As I was going through my list of posts that have been sitting on the back-burner as I awaited finishing school, graduating, moving, etc., I realized that I completely forgot to create a post about the Provo Children's Library Book Festival from this past May. Wow. Talk about a brain lapse. And this year it was PHENOMENAL! One of the main reasons for it's elevated status is because I got to meet Jennifer Holm, author of the Boston Jane series (one of my favorites), as well as the author of the ever popular Baby Mouse comics. Though she was the keynote author, I was surprised at how little attended her line was for signings, but I got over the shock once I started talking to her and realized that I could have a 10 minute conversation with her, which is what I did. Definitely the highlight of my day, and year.

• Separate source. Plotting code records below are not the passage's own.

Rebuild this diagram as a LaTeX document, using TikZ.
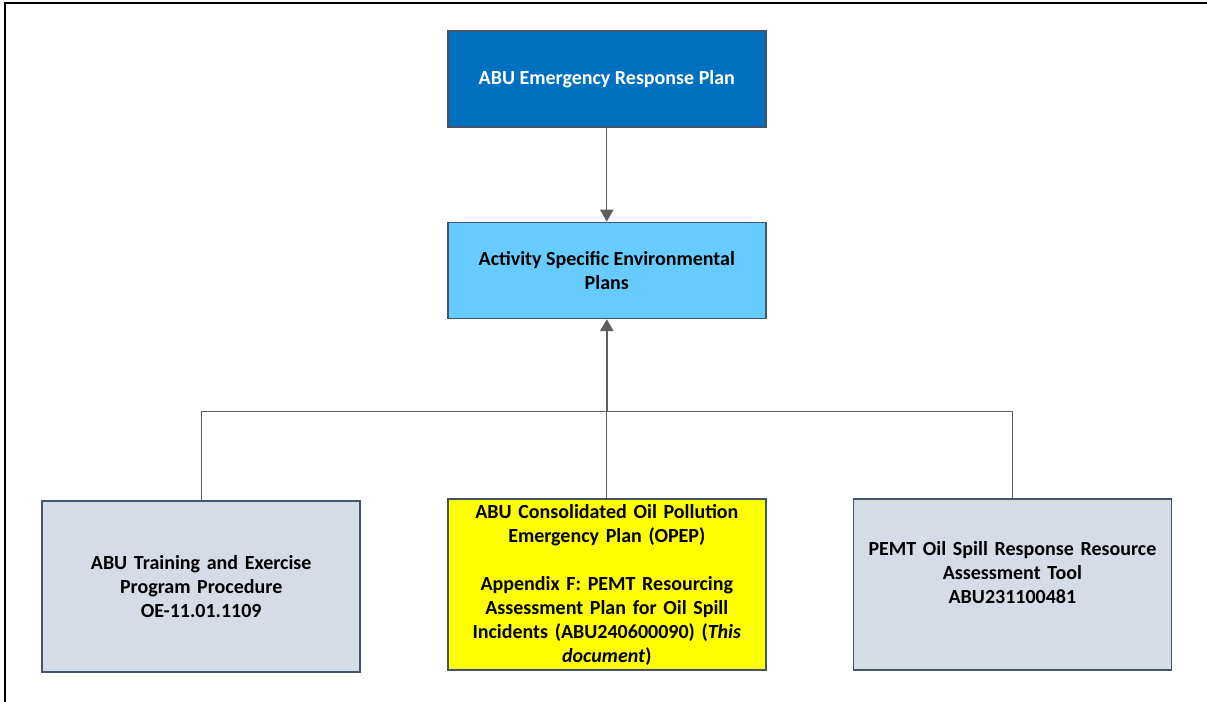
\documentclass[tikz,border=0pt]{standalone}
\usepackage{fontspec}
\setmainfont{Carlito}
\usetikzlibrary{arrows.meta,positioning}

\definecolor{erpblue}{HTML}{0070C0}
\definecolor{aseplblue}{HTML}{66CCFF}
\definecolor{docgray}{HTML}{D6DCE5}
\definecolor{docyellow}{HTML}{FFFF00}
\definecolor{boxedge}{HTML}{44546A}
\definecolor{linkgray}{HTML}{5F5F5F}

\begin{document}
\begin{tikzpicture}
\begin{scope}

\useasboundingbox (0,0) rectangle (905.25pt,-526.5pt);

\tikzstyle{plannode} = [minimum width=238.5pt,minimum height=72pt,line width=1.2pt,draw=boxedge,align=center,inner sep=2pt,font=\fontsize{15pt}{18pt}\selectfont\bfseries];
\tikzstyle{docnode} = [plannode,minimum height=128.25pt,fill=docgray,text width=225pt];
\tikzstyle{busline} = [draw=linkgray,line width=0.8pt];
\tikzstyle{arrowline} = [draw=linkgray,line width=0.9pt,-{Triangle[length=9pt,width=10pt]}];

% page frame
\draw [line width=1.6pt] (3.75pt,-526.5pt) -- (3.75pt,-2.25pt) -- (905.25pt,-2.25pt);

\node [plannode,fill=erpblue,text=white,anchor=north west] (erp) at (335.25pt,-22.5pt) {ABU Emergency Response Plan};
\node [plannode,fill=aseplblue,anchor=north] (asep) at ([yshift=-70.5pt]erp.south) {Activity Specific Environmental\\Plans};

\node [docnode,fill=docyellow,anchor=north] (opep) at ([yshift=-134.25pt]asep.south) {ABU Consolidated Oil Pollution\\Emergency Plan (OPEP)\\[18pt]Appendix F: PEMT Resourcing\\Assessment Plan for Oil Spill\\Incidents (ABU240600090) (\textit{This}\\\textit{document})};
\node [docnode,anchor=north east] (tep) at ([xshift=-64.5pt,yshift=-1.5pt]opep.north west) {ABU Training and Exercise\\Program Procedure\\OE-11.01.1109};
\node [docnode,anchor=north west] (tool) at ([xshift=64.5pt]opep.north east) {PEMT Oil Spill Response Resource\\Assessment Tool\\ABU231100481\\\phantom{A}};

\coordinate (bus) at ([yshift=-69pt]asep.south);

\draw [arrowline] (erp.south) -- (asep.north);
\draw [busline] (tep.north) |- (bus) -| (tool.north);
\draw [busline] (opep.north) -- (bus);
\draw [arrowline,line width=1.4pt] (bus) -- (asep.south);

\end{scope}
\end{tikzpicture}
\end{document}
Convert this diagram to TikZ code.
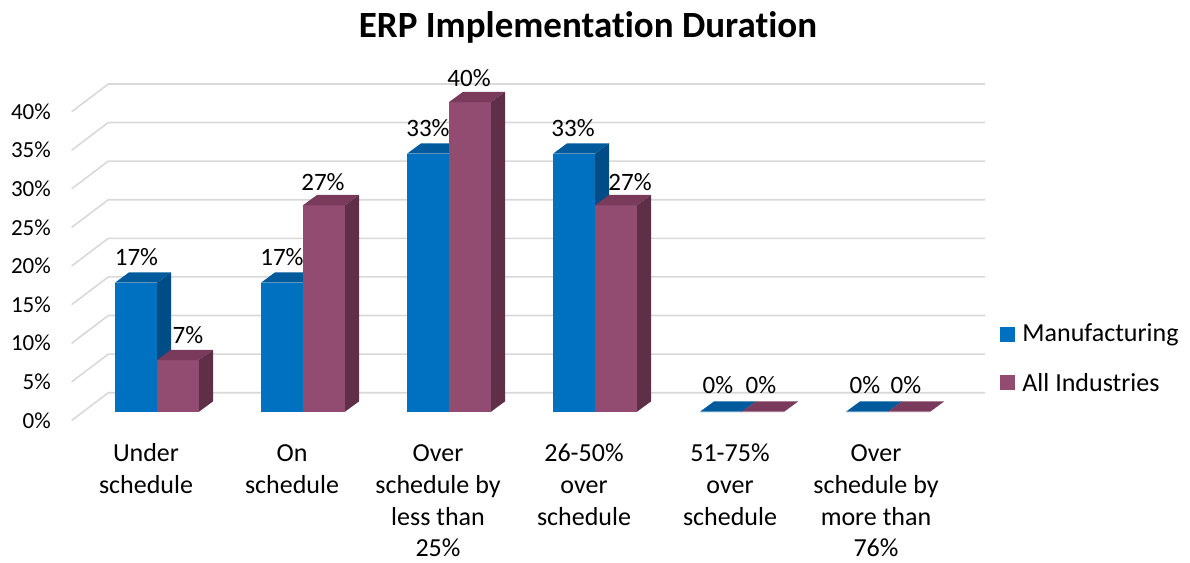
\documentclass[tikz,border=0pt]{standalone}
\usepackage{fontspec}
\usepackage{xcolor}
\usepackage{tikz}
\setmainfont{Carlito}[Ligatures=NoCommon]
\usetikzlibrary{positioning}

\definecolor{mfgfront}{HTML}{0070C0}
\definecolor{mfgtop}{HTML}{005A9C}
\definecolor{mfgside}{HTML}{004C87}
\definecolor{allfront}{HTML}{934C71}
\definecolor{alltop}{HTML}{7A3A5B}
\definecolor{allside}{HTML}{5F2F47}
\definecolor{gridgray}{HTML}{D9D9D9}

\tikzset{
  gridline/.style={draw=gridgray, line width=1.6pt},
  axislabel/.style={anchor=east, inner sep=0pt, font=\fontsize{23}{28}\selectfont},
  vallabel/.style={inner sep=0pt, font=\fontsize{25}{30}\selectfont},
  catlabel/.style={anchor=north, inner sep=0pt, align=center, font=\fontsize{26}{31.7}\selectfont},
  legendkey/.style={minimum size=15pt, inner sep=0pt},
  legendtext/.style={inner sep=0pt, font=\fontsize{26}{31}\selectfont},
}

% 3d bar: left x, value, front, top, side
\newcommand{\erpbar}[5]{%
\fill[#3] (#1,411.7) rectangle (#1+42,{411.7-7.74*#2});
\fill[#4] (#1,{411.7-7.74*#2}) -- (#1+14,{401.4-7.74*#2}) -- (#1+56,{401.4-7.74*#2}) -- (#1+42,{411.7-7.74*#2}) -- cycle;
\fill[#5] (#1+42,{411.7-7.74*#2}) -- (#1+56,{401.4-7.74*#2}) -- (#1+56,401.4) -- (#1+42,411.7) -- cycle;
}

\begin{document}
\begin{tikzpicture}[x=1pt,y=1pt,yscale=-1,xscale=1]
\useasboundingbox (0,0) rectangle (1190,562);

% grid
\draw[gridline] (71.7,420.4) -- (108.3,392.7) -- (985,392.7);
\draw[gridline] (71.7,381.8) -- (108.3,354.1) -- (985,354.1);
\draw[gridline] (71.7,343.2) -- (108.3,315.5) -- (985,315.5);
\draw[gridline] (71.7,304.6) -- (108.3,276.9) -- (985,276.9);
\draw[gridline] (71.7,266.0) -- (108.3,238.3) -- (985,238.3);
\draw[gridline] (71.7,227.4) -- (108.3,199.7) -- (985,199.7);
\draw[gridline] (71.7,188.8) -- (108.3,161.1) -- (985,161.1);
\draw[gridline] (71.7,150.2) -- (108.3,122.5) -- (985,122.5);
\draw[gridline] (71.7,111.7) -- (108.3,84.0) -- (985,84.0);

% bars
\erpbar{115}{16.67}{mfgfront}{mfgtop}{mfgside}
\erpbar{157}{6.67}{allfront}{alltop}{allside}
\erpbar{261}{16.67}{mfgfront}{mfgtop}{mfgside}
\erpbar{303}{26.67}{allfront}{alltop}{allside}
\erpbar{407}{33.33}{mfgfront}{mfgtop}{mfgside}
\erpbar{449}{40}{allfront}{alltop}{allside}
\erpbar{553}{33.33}{mfgfront}{mfgtop}{mfgside}
\erpbar{595}{26.67}{allfront}{alltop}{allside}
\erpbar{700}{0}{mfgfront}{mfgtop}{mfgside}
\erpbar{742}{0}{allfront}{alltop}{allside}
\erpbar{846}{0}{mfgfront}{mfgtop}{mfgside}
\erpbar{888}{0}{allfront}{alltop}{allside}

% title
\node[anchor=base, inner sep=0pt, font=\bfseries\fontsize{37}{44}\selectfont] (title) at (588,37) {ERP Implementation Duration};

% axis
\node[axislabel] (l0) at (51,420.4) {0\%};
\node[axislabel] (l5) at (51,381.8) {5\%};
\node[axislabel] (l10) at (51,343.2) {10\%};
\node[axislabel] (l15) at (51,304.6) {15\%};
\node[axislabel] (l20) at (51,266.0) {20\%};
\node[axislabel] (l25) at (51,227.4) {25\%};
\node[axislabel] (l30) at (51,188.8) {30\%};
\node[axislabel] (l35) at (51,150.2) {35\%};
\node[axislabel] (l40) at (51,111.7) {40\%};

% values
\node[vallabel] (vmfga) at (136.5,257) {17\%};
\node[vallabel] (valla) at (188,335) {7\%};
\node[vallabel] (vmfgb) at (282,257) {17\%};
\node[vallabel] (vallb) at (323,182) {27\%};
\node[vallabel] (vmfgc) at (428,128) {33\%};
\node[vallabel] (vallc) at (469,78) {40\%};
\node[vallabel] (vmfgd) at (573,128) {33\%};
\node[vallabel] (valld) at (630,182.5) {27\%};
\node[vallabel] (vmfge) at (718,385) {0\%};
\node[vallabel] (valle) at (761,385) {0\%};
\node[vallabel] (vmfgf) at (865,385) {0\%};
\node[vallabel] (vallf) at (906,385) {0\%};

% categories
\node[catlabel] (ca) at (146,439.5) {\strut Under\\schedule};
\node[catlabel] (cb) at (292,439.5) {\strut On\\schedule};
\node[catlabel] (cc) at (438,439.5) {\strut Over\\schedule by\\less than\\25\%};
\node[catlabel] (cd) at (584,439.5) {\strut 26-50\%\\over\\schedule};
\node[catlabel] (ce) at (730,439.5) {\strut 51-75\%\\over\\schedule};
\node[catlabel] (cf) at (876,439.5) {\strut Over\\schedule by\\more than\\76\%};

% legend
\node[legendkey, fill=mfgfront] (keymfg) at (1007.5,334.5) {};
\node[legendtext, right=7pt of keymfg] (txtmfg) {Manufacturing};
\node[legendkey, fill=allfront] (keyall) at (1007.5,382.5) {};
\node[legendtext, right=7pt of keyall] (txtall) {All Industries};
\end{tikzpicture}
\end{document}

After chatting with the hilarity that is Holm, I quickly jumped into the Shannon Hale author signing line with a friend because she had some new books of Hale's that she wanted to get signed for herself and her family. Once we got to the table and started talking with her, we realized that she was pregnant with twins, which promptly became the subject of our conversation. What was she going to name them? Did they know the sex of the babies? Had they considered naming them after famous Superhero duos? Our little chat was probably the best of the day, which was greater intensified because of our super long wait, but most definitely worth it.

Although I didn't spend as much time as I have in the past at the book festival because I've already had the pleasure of meeting several of the authors, I was glad that I made the festival a "must" on my summer "to-do" list. I just can't wait for what next year has to bring!